___ Supplied material

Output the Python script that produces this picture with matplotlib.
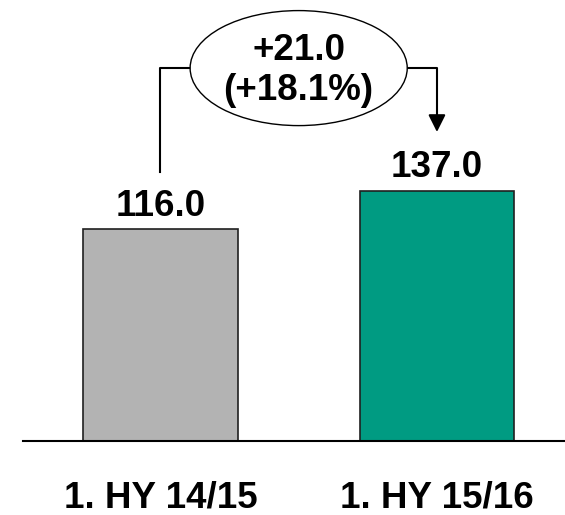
import matplotlib.pyplot as plt
from matplotlib.patches import Ellipse

plt.rcParams['font.family'] = ['Liberation Sans', 'DejaVu Sans']

periodos = ["1. HY 14/15", "1. HY 15/16"]
valores = [116.0, 137.0]
cores = ["#b3b3b3", "#009b82"]
delta = "+21.0"
delta_pct = "(+18.1%)"

fig = plt.figure(figsize=(5.65, 5.15), dpi=100)
ax = fig.add_axes([0, 0, 1, 1])
ax.set_xlim(-0.580, 1.463)
ax.set_ylim(-40.5, 241.6)
ax.axis("off")

x = list(range(len(valores)))
ax.bar(x, valores, width=0.56, color=cores, edgecolor="#202020", linewidth=1.2, zorder=2)
ax.axhline(0, xmin=0.041, xmax=1, color="black", lw=1.5, zorder=3)

for xi, v, lab in zip(x, valores, periodos):
    ax.text(xi, v + 7.5, "%.1f" % v, ha="center", va="baseline",
            fontsize=26.5, fontweight="bold")
    ax.text(xi, -36.5, lab, ha="center", va="baseline",
            fontsize=26.5, fontweight="bold")

# ligacao entre as barras com a variacao
topo = 204.3
ax.plot([x[0], x[0], 0.11], [valores[0] + 31.6, topo, topo], color="black", lw=1.5)
ax.plot([0.89, x[1], x[1]], [topo, topo, valores[1] + 40], color="black", lw=1.5)
ax.annotate("", xy=(x[1], valores[1] + 32.3), xytext=(x[1], valores[1] + 42),
            arrowprops=dict(arrowstyle="-|>", color="black", lw=1.5,
                            mutation_scale=26, shrinkA=0, shrinkB=0))

ax.add_patch(Ellipse((0.5, topo), 0.785, 63, facecolor="white",
                     edgecolor="black", lw=1.0, zorder=4))
ax.text(0.5, topo + 4.7, delta, ha="center", va="baseline",
        fontsize=26.5, fontweight="bold", zorder=5)
ax.text(0.5, topo - 17.3, delta_pct, ha="center", va="baseline",
        fontsize=26.5, fontweight="bold", zorder=5)

plt.savefig("out.png", dpi=100)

______

-- Written instruction --
Go through the listing above and quote it exactly, apart from its images.

-- Written solution --
Output the Python script that produces this picture with matplotlib.
import matplotlib.pyplot as plt
from matplotlib.patches import Ellipse

plt.rcParams['font.family'] = ['Liberation Sans', 'DejaVu Sans']

periodos = ["1. HY 14/15", "1. HY 15/16"]
valores = [116.0, 137.0]
cores = ["#b3b3b3", "#009b82"]
delta = "+21.0"
delta_pct = "(+18.1%)"

fig = plt.figure(figsize=(5.65, 5.15), dpi=100)
ax = fig.add_axes([0, 0, 1, 1])
ax.set_xlim(-0.580, 1.463)
ax.set_ylim(-40.5, 241.6)
ax.axis("off")

x = list(range(len(valores)))
ax.bar(x, valores, width=0.56, color=cores, edgecolor="#202020", linewidth=1.2, zorder=2)
ax.axhline(0, xmin=0.041, xmax=1, color="black", lw=1.5, zorder=3)

for xi, v, lab in zip(x, valores, periodos):
    ax.text(xi, v + 7.5, "%.1f" % v, ha="center", va="baseline",
            fontsize=26.5, fontweight="bold")
    ax.text(xi, -36.5, lab, ha="center", va="baseline",
            fontsize=26.5, fontweight="bold")

# ligacao entre as barras com a variacao
topo = 204.3
ax.plot([x[0], x[0], 0.11], [valores[0] + 31.6, topo, topo], color="black", lw=1.5)
ax.plot([0.89, x[1], x[1]], [topo, topo, valores[1] + 40], color="black", lw=1.5)
ax.annotate("", xy=(x[1], valores[1] + 32.3), xytext=(x[1], valores[1] + 42),
            arrowprops=dict(arrowstyle="-|>", color="black", lw=1.5,
                            mutation_scale=26, shrinkA=0, shrinkB=0))

ax.add_patch(Ellipse((0.5, topo), 0.785, 63, facecolor="white",
                     edgecolor="black", lw=1.0, zorder=4))
ax.text(0.5, topo + 4.7, delta, ha="center", va="baseline",
        fontsize=26.5, fontweight="bold", zorder=5)
ax.text(0.5, topo - 17.3, delta_pct, ha="center", va="baseline",
        fontsize=26.5, fontweight="bold", zorder=5)

plt.savefig("out.png", dpi=100)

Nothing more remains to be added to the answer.